鑑定資料と対照資料のコピーを用意して,各文字を切り抜きます。それを文字ごとに並べて上図のような比較筆跡の抜粋画像資料を作成します。大きさが不ぞろいになったり,コピーを重ねることによる画質の劣化が懸念されますが,原本を切り抜く訳にはいきませんので致し方ありません。できるだけ,高画質でコピーしましょう。

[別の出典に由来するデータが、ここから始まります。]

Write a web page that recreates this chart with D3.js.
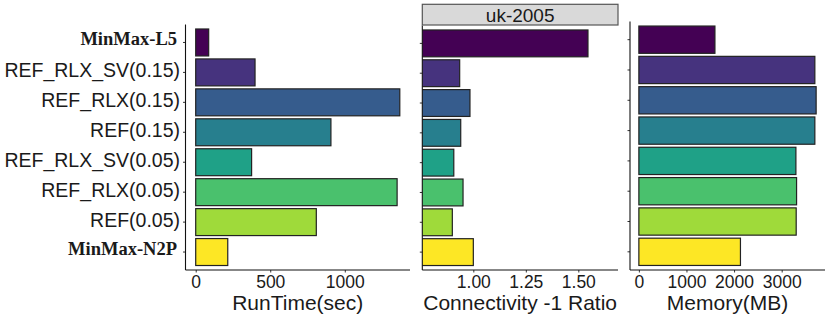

こういうことからも,筆跡資料は原本をご用意いただく方が望ましいのです。

筆跡鑑定では,原本は使わないの?

筆跡鑑定では原本があればもちろん使用します。原本は主に,マイクロスコープを使った筆順の検査や,紙やインクの経年変化(劣化)の観察,または,不審点の有無の調査等に使用しています。
その他の鑑定作業では,点画の長さや角度を測ったり,比率を比較したりするのですが,その作業はコンピューターで行う方が精密にできるため,筆跡鑑定用の抜粋文字画像のファイルを作成する必要があるのです。

次回から,いよいよ筆跡鑑定の実務的な比較観察作業に入ります。

通算98回目の筆跡試料作成

2019.5.11筆跡鑑定の研究用試料の作成

改元に伴う10連休も終わり,いつもどおりの週末。ここ横浜は晴れており,昨日から気温も上がっています。

最近交通事故が多いので,万一の時のため,ドライブレコーダーを購入することにしました。それでも,使うことのないように気を付けながら過ごしたいものです。


最後までお読みいただき,ありがとうございました。